Monday, February 28, 2005

Goin' out of my frickin' mind

This day is going to hell in a handbasket and it's only just noon.

First was the dentist appointment, to discuss what to do about why I STILL can't put anything cold on the left side of my mouth without feeling like someone just stabbed me with an icepick. This, after having a tooth crowned in December and then having said crown ripped out last month and replaced after a root canal. My share of that bill: $800. The dentist is first-rate - no quibbles there - but he isn't cheap, either. Still, he tried to talk me into having the tooth beside it (now considered the co-conspirator of my pain) re-filled with some space-age goo that would hopefully desensitize it 'until the nerve calms down'. Why the hell would the nerve calm down now when it's been like this for over a year? Methinks Dr. SpaceGoo would like to see me in his chair more often. I told him screw that, we're goin' in and getting this over with. Root canal that sucker. OK, he said, agreeing that it would likely come to that anyway. Estimate for this one: you guessed it, another $800. How I'm supposed to pay for all this and still try and save tuition money is beyond me.

So then I come into work. How is it possible that you can have a productive week at work and come in on Monday to piles TWICE as large as before? Work must breed work; the only cure is to stop doing it altogether. The ad agency I'm dealing with are frickin' amateurs; my Einstein account exec plainly had a lobotomy before joining her equally koo-koo firm. I can barely express my lack of appreciation without it causing a severe migraine. Suffice to say they end up eating a lot of charges because of their own incompetence. I can't wait to show them the door - but I have to hang onto them for another two months before that thrill. Thank the politics of a university bureaucracy for saddling me with them in the first place.
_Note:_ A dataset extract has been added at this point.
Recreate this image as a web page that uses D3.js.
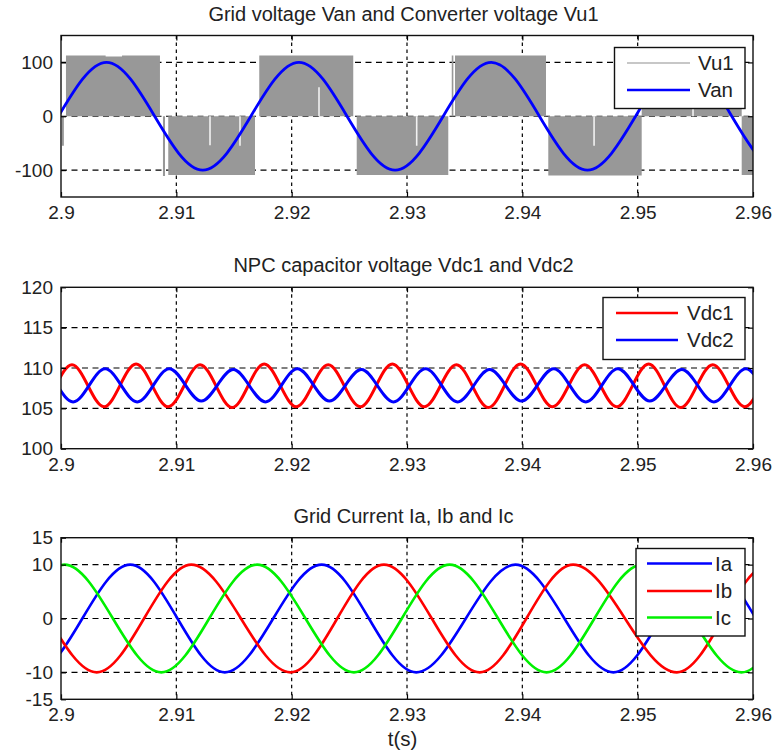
<!DOCTYPE html>
<html><head><meta charset="utf-8">
<script src="https://cdn.jsdelivr.net/npm/d3@7"></script>
<style>
body{margin:0;background:#fff;}
svg{display:block;font-family:"Liberation Sans",Arial,sans-serif;}
</style></head><body>
<svg id="chart" width="778" height="753"></svg>
<script>
// ---------------- DATA ----------------
const xTicks = [2.9, 2.91, 2.92, 2.93, 2.94, 2.95, 2.96];
const xTickLabels = ["2.9", "2.91", "2.92", "2.93", "2.94", "2.95", "2.96"];
const titles = ["Grid voltage Van and Converter voltage Vu1", "NPC capacitor voltage Vdc1 and Vdc2", "Grid Current Ia, Ib and Ic"];
const xLabel = "t(s)";

// Panel 1: grid voltage Van (extrema, incl. one just outside each end)
const vanT = [2.88727, 2.89561, 2.90395, 2.91229, 2.92063, 2.92897, 2.93731, 2.94565, 2.95399, 2.96233, 2.97067];
const vanV = [100, -100, 100, -100, 100, -100, 100, -100, 100, -100, 100];
// Converter voltage Vu1: PWM envelope (step levels)
const vu1T = [2.9000, 2.90008, 2.90025, 2.90043, 2.90387, 2.90529, 2.90858, 2.90884, 2.90902, 2.90930, 2.91682, 2.91719, 2.92534, 2.92564, 2.93358, 2.93388, 2.93402, 2.93416, 2.94205, 2.94225, 2.95035, 2.95902, 2.9600];
const vu1V = [0, -55, 0, 113, 111, 113, 0, -111, 0, -109, 0, 113, 0, -109, 0, 113, 0, 113, 0, -110, 111, -109, -109];
// Vu1 short zero-level notches
const notchT = [2.91292, 2.91552, 2.92237, 2.93084, 2.94622, 2.95480];
const notchV = [-54, -55, 54, -55, -55, 54];
const p1YTicks = [-100, 0, 100];
const p1Legend = ["Vu1", "Van"];

// Panel 2: capacitor voltages (extrema)
const vdc1T = [2.89539, 2.89817, 2.90095, 2.90373, 2.90651, 2.90929, 2.91206, 2.91484, 2.91762, 2.92040, 2.92317, 2.92595, 2.92873, 2.93151, 2.93429, 2.93706, 2.93984, 2.94262, 2.94540, 2.94818, 2.95095, 2.95373, 2.95651, 2.95929, 2.96206, 2.96484];
const vdc1V = [110.4, 105.3, 110.4, 105.2, 110.5, 105.2, 110.4, 105.1, 110.5, 105.2, 110.4, 105.2, 110.5, 105.2, 110.4, 105.1, 110.5, 105.2, 110.4, 105.2, 110.5, 105.1, 110.4, 105.2, 110.4, 105.2];
const vdc2T = [2.89549, 2.89827, 2.90105, 2.90383, 2.90661, 2.90939, 2.91216, 2.91494, 2.91772, 2.92050, 2.92327, 2.92605, 2.92883, 2.93161, 2.93439, 2.93716, 2.93994, 2.94272, 2.94550, 2.94828, 2.95105, 2.95383, 2.95661, 2.95939, 2.96216, 2.96494];
const vdc2V = [105.8, 109.9, 105.8, 109.9, 105.8, 109.9, 105.9, 109.8, 105.8, 109.9, 105.9, 109.8, 105.8, 109.9, 105.8, 109.8, 105.9, 109.9, 105.8, 109.9, 105.9, 109.8, 105.8, 109.9, 105.8, 109.9];
const p2YTicks = [100, 105, 110, 115, 120];
const p2Legend = ["Vdc1", "Vdc2"];

// Panel 3: grid currents (extrema)
const iaT = [2.8894, 2.8977, 2.9060, 2.9142, 2.9226, 2.9308, 2.9394, 2.9479, 2.9561, 2.9644, 2.9727];
const iaV = [10, -10, 10, -10, 10, -10, 10, -10, 10, -10, 10];
const ibT = [2.8864, 2.8947, 2.9031, 2.9113, 2.9199, 2.9280, 2.9363, 2.9444, 2.9534, 2.9614, 2.9697];
const ibV = [-10, 10, -10, 10, -10, 10, -10, 10, -10, 10, -10];
const icT = [2.8837, 2.8920, 2.9003, 2.9087, 2.9170, 2.9254, 2.9337, 2.9421, 2.9504, 2.9590, 2.9673, 2.9756];
const icV = [10, -10, 10, -10, 10, -10, 10, -10, 10, -10, 10, -10];
const p3YTicks = [-15, -10, 0, 10, 15];
const p3Legend = ["Ia", "Ib", "Ic"];

// ---------------- DRAWING ----------------
const zip = (T, V) => T.map((t, i) => ({t: t, v: V[i]}));
const svg = d3.select("#chart");
svg.append("rect").attr("width", 778).attr("height", 753).attr("fill", "#fff");
const plotL = 61, plotR = 753;
const x = d3.scaleLinear().domain([2.9, 2.96]).range([plotL, plotR]);
const textCol = "#222";

const panels = [
  {top: 35.5, h: 161.5, yDom: [-150, 150], yTicks: p1YTicks, yGrid: [-100, 0, 100], title: titles[0], titleY: 20.5,
   series: [
     {type: "area", data: zip(vu1T, vu1V), color: "#989898"},
     {type: "notch", data: zip(notchT, notchV), color: "#f2f2f2"},
     {type: "line", data: zip(vanT, vanV), color: "#0000ff", w: 2.8}
   ],
   legend: {x: 614.5, y: 47.5, w: 130.5, h: 61, rowY: [63, 90], lx1: 627, lx2: 690, tx: 698,
     labels: p1Legend, colors: ["#b4b4b4", "#0000ff"], widths: [1.5, 2.6]}},
  {top: 287.3, h: 161.4, yDom: [100, 120], yTicks: p2YTicks, yGrid: [105, 110, 115], title: titles[1], titleY: 271.5,
   series: [
     {type: "line", data: zip(vdc1T, vdc1V), color: "#ff0000", w: 3},
     {type: "line", data: zip(vdc2T, vdc2V), color: "#0000ff", w: 3}
   ],
   legend: {x: 603, y: 297.5, w: 142, h: 62, rowY: [313, 340], lx1: 616, lx2: 678, tx: 687,
     labels: p2Legend, colors: ["#ff0000", "#0000ff"], widths: [2.6, 2.6]}},
  {top: 537.7, h: 161.6, yDom: [-15, 15], yTicks: p3YTicks, yGrid: [-10, 0, 10], title: titles[2], titleY: 522.5,
   series: [
     {type: "line", data: zip(iaT, iaV), color: "#0000ff", w: 2.6},
     {type: "line", data: zip(ibT, ibV), color: "#ff0000", w: 2.6},
     {type: "line", data: zip(icT, icV), color: "#00f000", w: 2.6}
   ],
   legend: {x: 636, y: 548.5, w: 109, h: 87.5, rowY: [563.5, 591, 617.5], lx1: 647, lx2: 712, tx: 715,
     labels: p3Legend, colors: ["#0000ff", "#ff0000", "#00f000"], widths: [2.6, 2.6, 2.6]}}
];

panels.forEach((p, pi) => {
  const y = d3.scaleLinear().domain(p.yDom).range([p.top + p.h, p.top]);
  const g = svg.append("g");
  const bottom = p.top + p.h;

  // grid
  const grid = g.append("g").attr("stroke", "#000").attr("stroke-width", 1.2);
  grid.selectAll("line.v").data(xTicks.slice(1, -1)).join("line").attr("class", "v")
    .attr("x1", d => x(d)).attr("x2", d => x(d)).attr("y1", p.top).attr("y2", bottom)
    .attr("stroke-dasharray", "3.5,3.5");
  grid.selectAll("line.h").data(p.yGrid).join("line").attr("class", "h")
    .attr("x1", plotL).attr("x2", plotR).attr("y1", d => y(d)).attr("y2", d => y(d))
    .attr("stroke-dasharray", "6,4.5");

  // clip
  const cid = "clip" + pi;
  svg.append("clipPath").attr("id", cid).append("rect")
    .attr("x", plotL).attr("y", p.top).attr("width", plotR - plotL).attr("height", p.h);
  const dg = g.append("g").attr("clip-path", "url(#" + cid + ")");

  p.series.forEach(s => {
    if (s.type === "area") {
      const area = d3.area().curve(d3.curveStepAfter)
        .x(d => x(d.t)).y0(y(0)).y1(d => y(d.v));
      dg.append("path").datum(s.data).attr("d", area).attr("fill", s.color);
    } else if (s.type === "notch") {
      dg.selectAll(null).data(s.data).join("line")
        .attr("x1", d => x(d.t)).attr("x2", d => x(d.t))
        .attr("y1", y(0)).attr("y2", d => y(d.v))
        .attr("stroke", s.color).attr("stroke-width", 1.6);
    } else {
      const line = d3.line().curve(d3.curveMonotoneX).x(d => x(d.t)).y(d => y(d.v));
      dg.append("path").datum(s.data).attr("d", line).attr("fill", "none")
        .attr("stroke", s.color).attr("stroke-width", s.w).attr("stroke-linejoin", "round");
    }
  });

  // axes
  const ax = g.append("g").attr("transform", `translate(0,${bottom})`)
    .call(d3.axisBottom(x).tickValues(xTicks).tickFormat((d, i) => xTickLabels[i])
      .tickSizeInner(-5).tickSizeOuter(0).tickPadding(8.5));
  const axT = g.append("g").attr("transform", `translate(0,${p.top})`)
    .call(d3.axisTop(x).tickValues(xTicks).tickFormat("").tickSizeInner(-5).tickSizeOuter(0));
  const ay = g.append("g").attr("transform", `translate(${plotL},0)`)
    .call(d3.axisLeft(y).tickValues(p.yTicks).tickFormat(d => String(d))
      .tickSizeInner(-5).tickSizeOuter(0).tickPadding(8));
  const ayR = g.append("g").attr("transform", `translate(${plotR},0)`)
    .call(d3.axisRight(y).tickValues(p.yTicks).tickFormat("").tickSizeInner(-5).tickSizeOuter(0));
  [ax, axT, ay, ayR].forEach(a => {
    a.select(".domain").remove();
    a.selectAll("line").attr("stroke", "#000").attr("stroke-width", 1.2);
    a.selectAll("text").attr("font-size", 19).attr("fill", textCol)
      .attr("font-family", "'Liberation Sans', Arial, sans-serif");
  });

  // frame
  g.append("rect").attr("x", plotL).attr("y", p.top).attr("width", plotR - plotL).attr("height", p.h)
    .attr("fill", "none").attr("stroke", "#111").attr("stroke-width", 1.4);

  // title
  g.append("text").attr("x", 403.5).attr("y", p.titleY).attr("text-anchor", "middle")
    .attr("font-size", 20).attr("fill", textCol).text(p.title);

  // legend
  const L = p.legend;
  const lg = g.append("g");
  lg.append("rect").attr("x", L.x).attr("y", L.y).attr("width", L.w).attr("height", L.h)
    .attr("fill", "#fff").attr("stroke", "#111").attr("stroke-width", 1.4);
  L.labels.forEach((lab, i) => {
    lg.append("line").attr("x1", L.lx1).attr("x2", L.lx2).attr("y1", L.rowY[i]).attr("y2", L.rowY[i])
      .attr("stroke", L.colors[i]).attr("stroke-width", L.widths[i]);
    lg.append("text").attr("x", L.tx).attr("y", L.rowY[i]).attr("dy", "0.36em")
      .attr("font-size", 20.5).attr("fill", textCol).text(lab);
  });
});

svg.append("text").attr("x", 402.5).attr("y", 746).attr("text-anchor", "middle")
  .attr("font-size", 20.5).attr("fill", textCol).text(xLabel);
</script>
</body></html>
Through all this this morning, I get saddled with a phone call from a certifiable nutjob who has now figured out, at age 58, that she's missing 'computer stuff' from her resume, and that is holding her career back. Forty-five minutes on the phone with her. I think I'll give her to my director to talk to. I owe him for making me interview a whacky Renaissance-fair type for our database coordinator position last month. She was a drama teacher who had been fired by her school board ('they didn't understand my methods'), had no computer skills, and was really just looking to do 'something completely different'. He thought that was pretty funny. I was this close to strangling him.

So now it's lunchtime, and I'm scarfing down salad before my 1 pm meeting. During the time it took to type this message, my desk gained two more pieces of paper. Work DOES breed work. I can't wait until my desk job days are behind me.